After dominant performances with Northcote Football club in the VFA, Sir Doug Nicholls was eventually selected to play for Fitzroy in the VFL and was the only Aboriginal player in the VFL at the time.
According to his nephew Robert:
“The thing that really inspires me; 5 foot 2, a little man, walking amongst giants, trying to change the attitudes of people. Well, he has made a difference.”
In his early Fitzroy days, his daughter Aunty Pam remembers that Sir Doug continued to suffer the impacts of the racism he had experienced:
“He was in the rooms on his own. That feeling must have come across him again, that I’m not going to be accepted here.”
Legendary Fitzroy player Hayden Bunton saw that Nicholls was feeling excluded and went to sit with him: “From that game…they became good buddies,” his daughter says.
“To go over there with my grandfather and sit with him while he was getting ready is quite a beautiful image,” grandson Jason Tamiru reflects.
“What grandfather said is to get a tune out of the piano, you can play the black notes, and you can play the white notes. But to get harmony you’ve got to play both. And that was reference to reconciliation, for probably the first time. It was about working with people,” says grandson Gary.
“Later on in life, Dad decided that he wanted to take up the church and became a pastor…The way that he preached was so good. That’s where Dad really started to get into Aboriginal affairs,” his daughter Aunty Pam remembers.
“What grandfather said is to get a tune out of the piano, you can play the black notes, and you can play the white notes. But to get harmony you’ve got to play both. And that was reference to reconciliation, for probably the first time. It was about working with people”
“We had this one soldier who fought for us…that was Dad,” daughter Aunty Lillian Tamiru remembers.

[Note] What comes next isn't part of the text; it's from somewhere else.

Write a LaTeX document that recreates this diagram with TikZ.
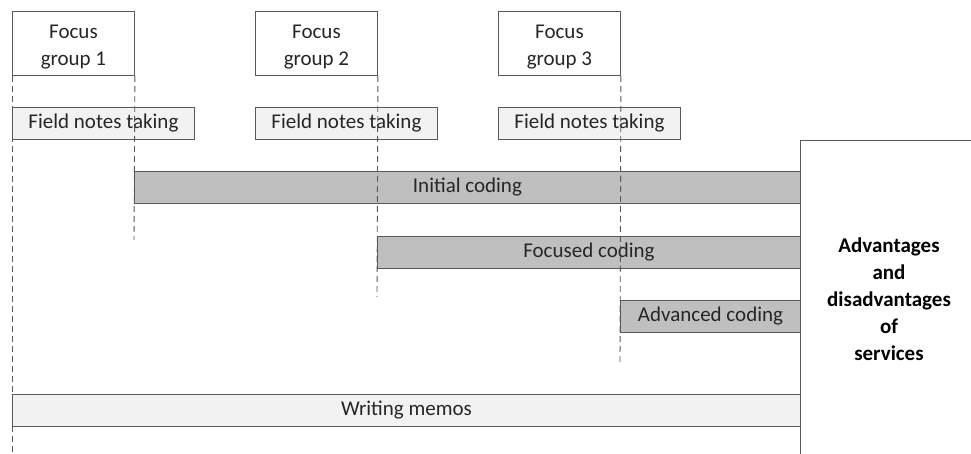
\documentclass[tikz,border=0pt]{standalone}
\usepackage{fontspec}
\setmainfont{Carlito}
\usetikzlibrary{positioning}

\definecolor{inkgray}{HTML}{262626}
\definecolor{linegray}{HTML}{595959}
\definecolor{barfill}{HTML}{BFBFBF}
\definecolor{notefill}{HTML}{F2F2F2}

\tikzset{
  grpbox/.style={draw=linegray, fill=white, minimum width=122pt, minimum height=64pt,
    inner sep=0pt, anchor=north west, align=center, text=inkgray, yshift=0pt},
  notebox/.style={draw=linegray, fill=notefill, minimum width=182pt, minimum height=32pt,
    inner sep=0pt, anchor=north west, text=inkgray},
  codebar/.style={draw=linegray, fill=barfill, minimum height=32pt,
    inner sep=0pt, anchor=north west, text=inkgray},
  memobar/.style={draw=linegray, fill=notefill, minimum height=32pt,
    inner sep=0pt, anchor=north west, text=inkgray},
  guide/.style={draw=linegray, dash pattern=on 6pt off 4pt}
}

\begin{document}
\begin{tikzpicture}[x=1pt, y=-1pt, line width=0.9pt, font=\fontsize{21}{27}\selectfont]
        \useasboundingbox (0,0) rectangle (971,454);

        % Focus groups
        \node[grpbox] (g1) at (12,11) {\rule{0pt}{20pt}Focus\\group 1};
        \node[grpbox] (g2) at (255,11) {\rule{0pt}{20pt}Focus\\group 2};
        \node[grpbox] (g3) at (498,11) {\rule{0pt}{20pt}Focus\\group 3};

        % Field notes
        \node[notebox] (n1) at (12,107) {Field notes taking};
        \node[notebox] (n2) at (255,107) {Field notes taking};
        \node[notebox] (n3) at (498,107) {Field notes taking};

        % Coding stages
        \node[codebar, minimum width=666pt] (initial) at (134,171) {Initial coding};
        \node[codebar, minimum width=423pt] (focused) at (377,236) {Focused coding};
        \node[codebar, minimum width=180pt] (advanced) at (620,300) {Advanced coding};

        % Memos
        \node[memobar, minimum width=788pt] (memos) at (12,394) {Writing memos};

        % Outcome panel
        \coordinate (ptop) at (800,140);
        \coordinate (pright) at (971,140);
        \coordinate (pbottom) at (800,454);
        \draw[linegray] (pright) -- (ptop) -- (pbottom);
        \node[align=center, font=\fontsize{21}{27}\selectfont\bfseries, text=black] (outcome) at (889,299)
          {Advantages\\and\\disadvantages\\of\\services};

        % Time guides
        \coordinate (e1) at (12,454);
        \coordinate (e2) at (134,240);
        \coordinate (e3) at (377,297);
        \coordinate (e4) at (620,364);
        \draw[guide] (g1.south west) -- (e1);
        \draw[guide] (g1.south east) -- (e2);
        \draw[guide] (g2.south east) -- (e3);
        \draw[guide] (g3.south east) -- (e4);
    \end{tikzpicture}
\end{document}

This week’s AFL Indigenous round is named in Sir Doug’s honour. And this year, Sir Doug Nicholls round coincides with the 50th anniversary of the 1967 referendum, when 90% of Australians voted ‘yes for Aboriginal rights’. Sir Doug and Lady Gladys were pivotal in securing this overwhelming public support, travelling the country and appealing to the public to support us in a ‘yes’ vote.
Naming this round after Sir Douglas Nicholls “is a great honour” says nephew Robert. His daughter Lilian says she is “more than proud.”
Grandson Jason has the final word: “His legacy for me is great integrity, compassion… human rights…identity, culture, a place on the earth, that’s what he’s given me.”